[SET PROBLEM]
Exactly retype the opening line of the entries and every line after it, ending with the line that contains "104, bottom: 101". Skip all pictures.

[DATA SUPPLIED]
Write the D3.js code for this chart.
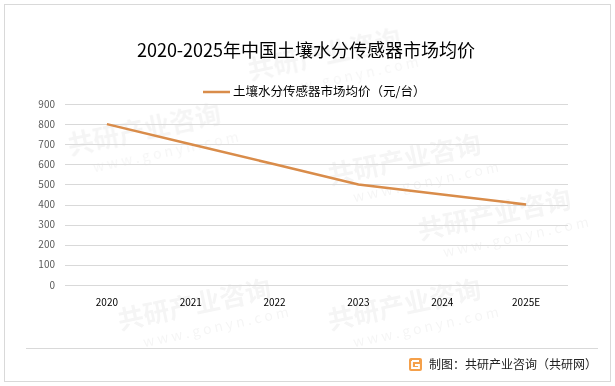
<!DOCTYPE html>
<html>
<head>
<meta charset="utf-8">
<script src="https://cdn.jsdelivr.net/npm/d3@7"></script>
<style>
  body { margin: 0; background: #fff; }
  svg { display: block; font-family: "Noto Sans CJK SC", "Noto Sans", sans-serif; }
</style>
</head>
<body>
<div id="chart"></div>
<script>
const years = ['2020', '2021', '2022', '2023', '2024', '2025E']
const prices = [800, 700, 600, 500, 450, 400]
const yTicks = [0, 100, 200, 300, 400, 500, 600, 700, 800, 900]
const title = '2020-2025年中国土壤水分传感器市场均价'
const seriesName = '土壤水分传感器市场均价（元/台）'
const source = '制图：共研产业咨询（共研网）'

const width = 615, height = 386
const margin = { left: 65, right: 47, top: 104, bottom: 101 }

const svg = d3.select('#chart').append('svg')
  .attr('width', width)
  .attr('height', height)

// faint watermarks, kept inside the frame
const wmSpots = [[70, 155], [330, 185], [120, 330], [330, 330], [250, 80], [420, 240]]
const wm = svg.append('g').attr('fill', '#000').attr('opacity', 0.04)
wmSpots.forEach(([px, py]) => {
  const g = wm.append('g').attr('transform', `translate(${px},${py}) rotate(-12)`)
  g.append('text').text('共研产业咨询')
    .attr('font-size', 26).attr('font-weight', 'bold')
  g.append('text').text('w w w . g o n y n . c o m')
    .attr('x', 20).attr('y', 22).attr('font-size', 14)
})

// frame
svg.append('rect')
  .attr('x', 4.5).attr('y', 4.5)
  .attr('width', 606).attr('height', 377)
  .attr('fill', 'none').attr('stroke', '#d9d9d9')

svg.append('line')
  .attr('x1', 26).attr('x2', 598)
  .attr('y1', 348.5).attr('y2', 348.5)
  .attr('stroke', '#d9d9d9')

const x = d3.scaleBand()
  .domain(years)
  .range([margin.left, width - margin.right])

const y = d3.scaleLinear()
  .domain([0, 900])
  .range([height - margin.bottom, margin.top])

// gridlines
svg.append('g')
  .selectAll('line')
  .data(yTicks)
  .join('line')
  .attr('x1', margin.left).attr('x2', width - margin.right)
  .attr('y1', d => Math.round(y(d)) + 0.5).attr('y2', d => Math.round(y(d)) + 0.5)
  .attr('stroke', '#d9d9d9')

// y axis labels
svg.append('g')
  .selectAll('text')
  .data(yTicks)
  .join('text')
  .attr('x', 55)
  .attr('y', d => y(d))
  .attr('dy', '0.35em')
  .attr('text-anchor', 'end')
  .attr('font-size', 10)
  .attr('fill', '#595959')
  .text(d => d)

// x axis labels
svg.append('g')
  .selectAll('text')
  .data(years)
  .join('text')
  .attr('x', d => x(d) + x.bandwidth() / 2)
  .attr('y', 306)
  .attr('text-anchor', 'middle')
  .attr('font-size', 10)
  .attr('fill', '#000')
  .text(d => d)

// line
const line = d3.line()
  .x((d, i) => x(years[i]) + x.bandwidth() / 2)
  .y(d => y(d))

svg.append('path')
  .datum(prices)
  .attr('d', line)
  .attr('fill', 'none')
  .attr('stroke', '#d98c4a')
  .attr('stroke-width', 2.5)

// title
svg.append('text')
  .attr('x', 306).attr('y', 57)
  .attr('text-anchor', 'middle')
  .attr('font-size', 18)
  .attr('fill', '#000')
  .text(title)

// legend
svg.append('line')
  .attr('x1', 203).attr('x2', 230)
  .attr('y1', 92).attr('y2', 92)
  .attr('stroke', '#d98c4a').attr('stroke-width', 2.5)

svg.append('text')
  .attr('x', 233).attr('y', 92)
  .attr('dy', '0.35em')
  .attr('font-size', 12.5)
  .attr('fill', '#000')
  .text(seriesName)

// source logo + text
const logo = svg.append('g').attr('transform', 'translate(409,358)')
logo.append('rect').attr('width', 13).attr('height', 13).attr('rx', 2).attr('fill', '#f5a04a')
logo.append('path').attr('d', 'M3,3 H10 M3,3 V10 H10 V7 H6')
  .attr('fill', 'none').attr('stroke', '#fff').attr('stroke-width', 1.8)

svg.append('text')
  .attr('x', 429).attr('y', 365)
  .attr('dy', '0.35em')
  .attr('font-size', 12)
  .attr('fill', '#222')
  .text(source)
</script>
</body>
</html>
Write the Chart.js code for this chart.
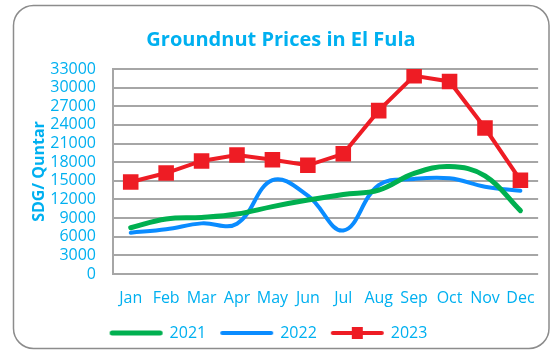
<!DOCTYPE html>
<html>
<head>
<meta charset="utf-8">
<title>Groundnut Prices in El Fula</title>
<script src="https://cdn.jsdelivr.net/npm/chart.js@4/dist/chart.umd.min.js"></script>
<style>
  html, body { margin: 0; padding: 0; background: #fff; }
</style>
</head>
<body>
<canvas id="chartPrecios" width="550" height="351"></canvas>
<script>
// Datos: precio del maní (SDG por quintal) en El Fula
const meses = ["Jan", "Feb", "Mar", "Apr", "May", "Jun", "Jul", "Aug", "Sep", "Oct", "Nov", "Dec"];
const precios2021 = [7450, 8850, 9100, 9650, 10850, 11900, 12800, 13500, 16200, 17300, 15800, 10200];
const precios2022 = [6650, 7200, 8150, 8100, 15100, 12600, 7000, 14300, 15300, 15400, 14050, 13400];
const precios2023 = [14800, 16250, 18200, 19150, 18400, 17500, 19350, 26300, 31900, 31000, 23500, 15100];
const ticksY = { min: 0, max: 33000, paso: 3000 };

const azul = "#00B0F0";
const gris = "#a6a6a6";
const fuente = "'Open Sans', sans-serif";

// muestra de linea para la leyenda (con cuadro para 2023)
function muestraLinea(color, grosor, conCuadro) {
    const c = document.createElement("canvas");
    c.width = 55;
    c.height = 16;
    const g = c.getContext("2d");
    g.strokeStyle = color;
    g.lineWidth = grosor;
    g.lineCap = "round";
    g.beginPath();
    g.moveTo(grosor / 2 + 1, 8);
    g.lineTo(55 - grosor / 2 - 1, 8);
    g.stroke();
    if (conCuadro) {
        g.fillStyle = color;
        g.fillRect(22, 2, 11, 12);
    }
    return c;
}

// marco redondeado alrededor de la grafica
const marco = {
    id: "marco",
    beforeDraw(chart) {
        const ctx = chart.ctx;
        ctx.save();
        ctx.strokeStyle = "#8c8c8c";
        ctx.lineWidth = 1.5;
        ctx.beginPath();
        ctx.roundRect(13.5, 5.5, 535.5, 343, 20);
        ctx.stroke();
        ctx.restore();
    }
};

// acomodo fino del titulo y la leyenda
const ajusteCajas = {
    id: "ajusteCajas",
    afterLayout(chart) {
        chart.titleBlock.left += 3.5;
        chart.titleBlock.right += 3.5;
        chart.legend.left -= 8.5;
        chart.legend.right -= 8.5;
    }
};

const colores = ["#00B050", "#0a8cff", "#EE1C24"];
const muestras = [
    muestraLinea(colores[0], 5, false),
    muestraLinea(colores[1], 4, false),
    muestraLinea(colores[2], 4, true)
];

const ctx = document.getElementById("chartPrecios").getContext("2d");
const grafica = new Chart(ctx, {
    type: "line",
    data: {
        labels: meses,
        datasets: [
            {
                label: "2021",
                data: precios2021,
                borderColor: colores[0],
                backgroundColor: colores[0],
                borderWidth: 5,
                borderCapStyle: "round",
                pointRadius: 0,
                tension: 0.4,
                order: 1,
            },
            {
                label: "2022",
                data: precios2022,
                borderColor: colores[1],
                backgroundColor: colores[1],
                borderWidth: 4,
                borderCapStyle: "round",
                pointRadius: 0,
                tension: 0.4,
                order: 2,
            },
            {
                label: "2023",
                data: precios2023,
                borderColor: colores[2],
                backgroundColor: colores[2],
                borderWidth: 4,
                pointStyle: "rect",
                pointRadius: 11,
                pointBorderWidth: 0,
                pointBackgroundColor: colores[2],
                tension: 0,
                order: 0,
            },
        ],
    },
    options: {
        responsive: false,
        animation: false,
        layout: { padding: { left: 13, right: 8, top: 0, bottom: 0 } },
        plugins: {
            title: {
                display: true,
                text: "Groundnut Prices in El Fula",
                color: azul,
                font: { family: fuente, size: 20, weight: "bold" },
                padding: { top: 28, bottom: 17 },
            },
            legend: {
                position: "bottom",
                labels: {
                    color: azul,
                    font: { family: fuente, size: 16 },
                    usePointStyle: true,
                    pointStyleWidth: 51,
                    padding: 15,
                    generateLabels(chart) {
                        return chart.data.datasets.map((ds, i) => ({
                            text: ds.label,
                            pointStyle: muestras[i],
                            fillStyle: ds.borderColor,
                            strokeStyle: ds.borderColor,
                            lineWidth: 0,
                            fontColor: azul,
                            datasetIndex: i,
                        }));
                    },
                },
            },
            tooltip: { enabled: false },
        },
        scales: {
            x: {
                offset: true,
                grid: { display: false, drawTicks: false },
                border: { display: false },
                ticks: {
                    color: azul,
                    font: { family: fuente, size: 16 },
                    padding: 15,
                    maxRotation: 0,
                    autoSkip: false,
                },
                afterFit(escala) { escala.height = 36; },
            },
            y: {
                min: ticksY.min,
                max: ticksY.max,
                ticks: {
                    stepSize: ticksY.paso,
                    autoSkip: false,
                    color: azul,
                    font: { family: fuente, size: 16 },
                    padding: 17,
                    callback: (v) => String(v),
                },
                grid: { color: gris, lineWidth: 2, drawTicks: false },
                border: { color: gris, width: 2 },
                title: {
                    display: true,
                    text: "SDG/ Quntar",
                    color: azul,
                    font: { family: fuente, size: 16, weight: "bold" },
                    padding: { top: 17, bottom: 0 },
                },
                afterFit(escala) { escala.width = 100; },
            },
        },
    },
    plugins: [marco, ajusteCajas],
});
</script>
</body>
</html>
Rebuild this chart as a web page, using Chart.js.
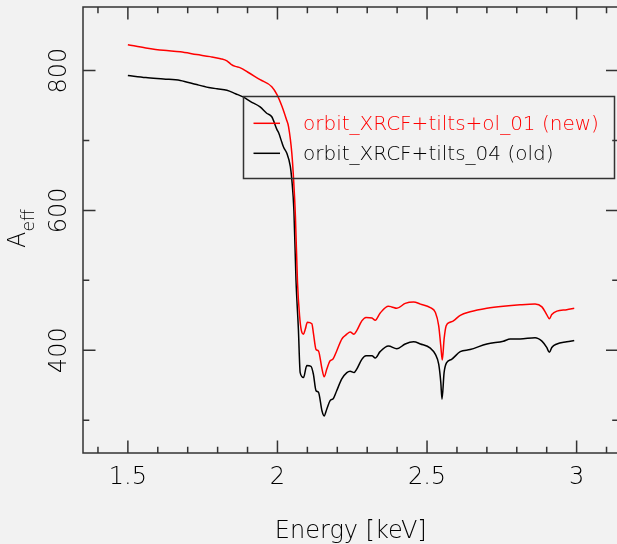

[TASK RESPONSE]
Write the D3.js code for this chart.
<!DOCTYPE html>
<html>
<head>
<meta charset="utf-8">
<script src="https://cdn.jsdelivr.net/npm/d3@7"></script>
<style>
  body { margin: 0; background: #fff; }
  svg { display: block; font-family: "Noto Sans CJK SC", "Noto Sans", sans-serif; }
</style>
</head>
<body>
<div id="chart"></div>
<script>
const years = ['2020', '2021', '2022', '2023', '2024', '2025E']
const prices = [800, 700, 600, 500, 450, 400]
const yTicks = [0, 100, 200, 300, 400, 500, 600, 700, 800, 900]
const title = '2020-2025年中国土壤水分传感器市场均价'
const seriesName = '土壤水分传感器市场均价（元/台）'
const source = '制图：共研产业咨询（共研网）'

const width = 615, height = 386
const margin = { left: 65, right: 47, top: 104, bottom: 101 }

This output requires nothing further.